Na verdade, a grande dúvida gira em torno de como ficará a vazão do rio num trecho conhecido como Volta Grande do Xingu. Os índios dizem que ela pode secar e os técnicos do governo garantem que a vazão será maior que a média anual. Segundo eles, a barragem da usina vai regular o volume de água e garantir a pesca e navegação nessa área. Sobre as tribos, há 180 índios que vivem próximos do local. Se fossem removidos, o reservatório da usina seria maior e geraria mais energia ao longo de todo o ano. Isso não vai acontecer.
Alguns especialistas em energia criticam exatamente esse ponto. Argumentam que o país precisa voltar a ter hidrelétricas com reservatórios maiores, que oferecem mais segurança e mais retorno por real investido. Têm razão. Mas aí entra a arte do possível. Entre preservar a floresta, a cultura indígena e gerar mais energia, devemos ficar com todas as alternativas. Buscar o meio do caminho onde todos ganham.
Quase dois terços de todo o potencial hidrelétrico do Brasil ainda estão intocados, e grande parte dele encontra-se na Amazônia. Até 2020 serão 18 usinas, entre planejadas, leiloadas e em fase de conclusão. Todas importantes. Não fazê-las significa abrir mão de uma energia barata e confiável. Sem elas, o país precisará recorrer às termelétricas movidas a gás, óleo ou carvão. Todas mais poluentes e piores, no médio e no longo prazo, para a preservação da floresta e dos índios.
Se todo o potencial hidrelétrico da Amazônia fosse utilizado, o que não deve acontecer, a soma dos reservatórios ocuparia 0,5% da área total. Hoje, as unidades de conservação representam 27% e as terras indígenas chegam a 24%. Portanto, tem espaço para todo mundo. Manter 100% da Amazônia preservada, além de ser um sonho impossível, é uma burrice econômica e uma crueldade social.

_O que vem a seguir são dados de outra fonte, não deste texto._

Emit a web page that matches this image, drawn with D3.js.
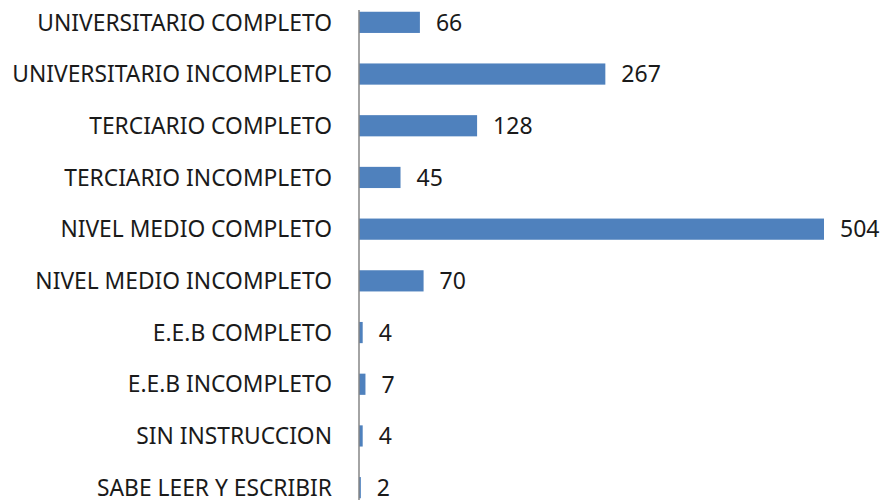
<html>
<head>
  <script src="https://d3js.org/d3.v7.min.js"></script>
  <style>
    body { margin: 0; background: #fff; }
    text { font-family: "Noto Sans", "Open Sans", sans-serif; fill: #1a1a1a; }
  </style>
</head>
<body>
  <svg width="885" height="500" id="chart"></svg>
  <script>
    // categories top to bottom, as shown
    const categories = ["UNIVERSITARIO COMPLETO", "UNIVERSITARIO INCOMPLETO", "TERCIARIO COMPLETO",
      "TERCIARIO INCOMPLETO", "NIVEL MEDIO COMPLETO", "NIVEL MEDIO INCOMPLETO", "E.E.B COMPLETO",
      "E.E.B INCOMPLETO", "SIN INSTRUCCION", "SABE LEER Y ESCRIBIR"];
    const values = [66, 267, 128, 45, 504, 70, 4, 7, 4, 2];

    const svg = d3.select("#chart");
    const x0 = 359;

    const x = d3.scaleLinear().domain([0, 504]).range([x0, 824]);
    const y = d3.scaleBand().domain(categories).range([-3.5, 513.5]).paddingInner(0.59).paddingOuter(0.295);

    const rows = categories.map((c, i) => ({ name: c, value: values[i] }));

    svg.selectAll("rect.bar").data(rows)
      .join("rect").attr("class", "bar")
      .attr("x", x(0))
      .attr("y", d => y(d.name))
      .attr("width", d => x(d.value) - x(0))
      .attr("height", y.bandwidth())
      .attr("fill", "#4f81bd");

    // axis line
    svg.append("line")
      .attr("x1", x0).attr("x2", x0)
      .attr("y1", 10).attr("y2", 500)
      .attr("stroke", "#868686").attr("stroke-width", 1.5);

    svg.selectAll("text.cat").data(rows)
      .join("text").attr("class", "cat")
      .attr("x", 332)
      .attr("y", d => y(d.name) + y.bandwidth() / 2)
      .attr("dy", "0.36em")
      .attr("text-anchor", "end")
      .style("font-size", "22.8px")
      .text(d => d.name);

    svg.selectAll("text.val").data(rows)
      .join("text").attr("class", "val")
      .attr("x", d => x(d.value) + 16)
      .attr("y", d => y(d.name) + y.bandwidth() / 2)
      .attr("dy", "0.36em")
      .style("font-size", "23px")
      .text(d => d.value);
  </script>
</body>
</html>
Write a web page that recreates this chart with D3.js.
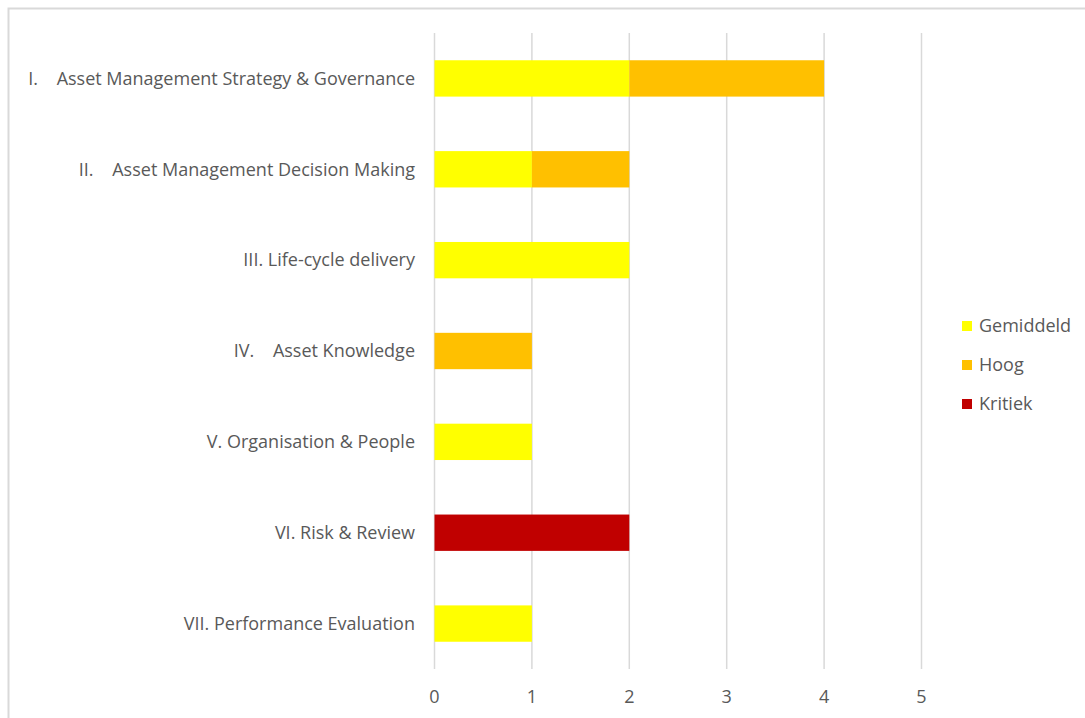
<!DOCTYPE html>
<html>
<head>
<meta charset="utf-8">
<script src="https://cdn.jsdelivr.net/npm/d3@7"></script>
<style>
  html, body { margin: 0; padding: 0; background: #fff; }
  svg { display: block; }
  text { font-family: "Open Sans", "Noto Sans", sans-serif; fill: #595959; white-space: pre; }
</style>
</head>
<body>
<svg id="chart" width="1085" height="718"></svg>
<script>
// Findings per ISO 55000 subject group, stacked by severity
const categories = [
  "I.    Asset Management Strategy & Governance",
  "II.    Asset Management Decision Making",
  "III. Life-cycle delivery",
  "IV.    Asset Knowledge",
  "V. Organisation & People",
  "VI. Risk & Review",
  "VII. Performance Evaluation"
];
const seriesNames = ["Gemiddeld", "Hoog", "Kritiek"];
const gemiddeld = [2, 1, 2, 0, 1, 0, 1];
const hoog      = [2, 1, 0, 1, 0, 0, 0];
const kritiek   = [0, 0, 0, 0, 0, 2, 0];
const xTicks = [0, 1, 2, 3, 4, 5];

const colors = ["#FFFF00", "#FFC000", "#C00000"];

const rows = categories.map((c, i) => ({
  cat: c, Gemiddeld: gemiddeld[i], Hoog: hoog[i], Kritiek: kritiek[i]
}));
const stacked = d3.stack().keys(seriesNames)(rows);

const svg = d3.select("#chart");

// chart frame
svg.append("rect")
  .attr("x", 8.5).attr("y", 8.5)
  .attr("width", 1090).attr("height", 720)
  .attr("fill", "none").attr("stroke", "#d9d9d9").attr("stroke-width", 2);

const plot = { left: 434.5, right: 921.5, top: 33, bottom: 669 };

const x = d3.scaleLinear().domain([0, 5]).range([plot.left, plot.right]);
const y = d3.scaleBand().domain(categories).range([plot.top, plot.bottom]).paddingInner(0.6).paddingOuter(0.3);

// vertical gridlines
svg.append("g").selectAll("line").data(xTicks).join("line")
  .attr("x1", d => x(d)).attr("x2", d => x(d))
  .attr("y1", plot.top).attr("y2", plot.bottom)
  .attr("stroke", "#d9d9d9").attr("stroke-width", 1.5);

// bars
svg.append("g").selectAll("g").data(stacked).join("g")
  .attr("fill", (d, i) => colors[i])
  .selectAll("rect").data(d => d.filter(s => s[1] > s[0])).join("rect")
  .attr("x", d => x(d[0]))
  .attr("width", d => x(d[1]) - x(d[0]))
  .attr("y", d => y(d.data.cat))
  .attr("height", y.bandwidth());

// category labels
svg.append("g").selectAll("text").data(categories).join("text")
  .attr("x", 415)
  .attr("y", d => y(d) + y.bandwidth() / 2)
  .attr("dy", "0.35em")
  .attr("text-anchor", "end")
  .attr("font-size", 18)
  .attr("xml:space", "preserve")
  .text(d => d);

// x tick labels
svg.append("g").selectAll("text").data(xTicks).join("text")
  .attr("x", d => x(d))
  .attr("y", 697)
  .attr("dy", "0.35em")
  .attr("text-anchor", "middle")
  .attr("font-size", 18)
  .text(d => d);

// legend
const legend = svg.append("g").selectAll("g").data(seriesNames).join("g")
  .attr("transform", (d, i) => `translate(962, ${326 + i * 39})`);
legend.append("rect")
  .attr("x", 0).attr("y", -5).attr("width", 10).attr("height", 10)
  .attr("fill", (d, i) => colors[i]);
legend.append("text")
  .attr("x", 17).attr("y", 0).attr("dy", "0.35em")
  .attr("font-size", 18)
  .text(d => d);
</script>
</body>
</html>
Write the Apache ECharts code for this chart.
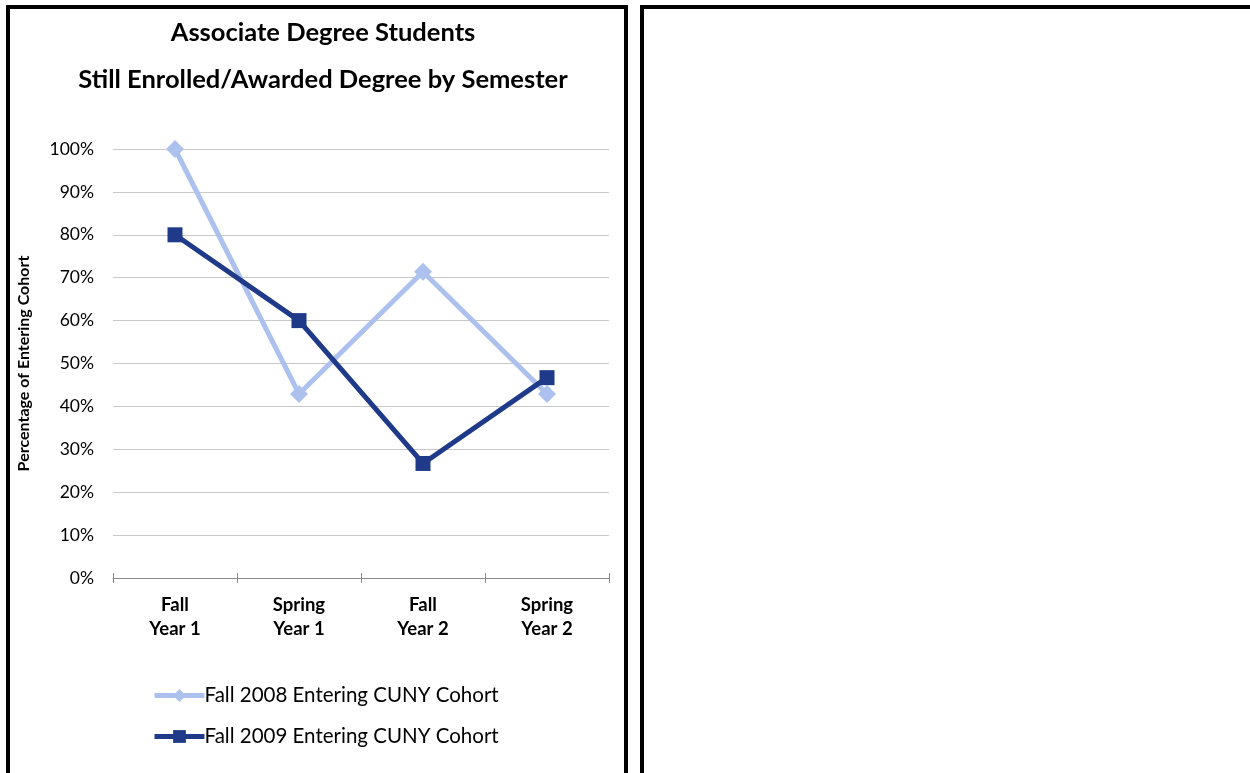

É preciso encontrar meios para que os 20 milhões de habitantes da região tenham uma vida digna sem precisar destruir a floresta. E essa é outra vantagem do projeto de Belo Monte, pelo menos do que está no papel. Ele prevê investimentos de R$ 3,2 bilhões em saúde, educação, saneamento e preservação ambiental. Além disso, outros R$ 5 bilhões serão pagos para o estado do Pará e para os municípios da região a título de compensação financeira.
Ganha um copo de açaí com banana quem citar outra cidade brasileira que esteja recebendo tantos recursos no mesmo espaço de tempo. Altamira corre o risco de ter uma cobertura de saneamento melhor que a do Rio e de São Paulo. Aliás, esse modelo de ter um grande empreendimento investindo em serviços básicos poderia virar norma no país. Imaginem os benefícios que isso traria para cidades como Volta Redonda, da CSN, Zona Oeste, da CSA, a região do ABC paulista e tantas outras.
O mais recente debate em Belo Monte gira em torno das condicionantes. As obras da usina estariam andando mais rapidamente do que as compensações ambientais e sociais. Condicionantes são condições, exigências, contrapartidas. Se elas não forem entregues, a usina não entra em funcionamento no início de 2015, como está previsto. Um cenário ruim para os empresários, os moradores e o governo. Ou seja, trata-se de mais uma falsa polêmica.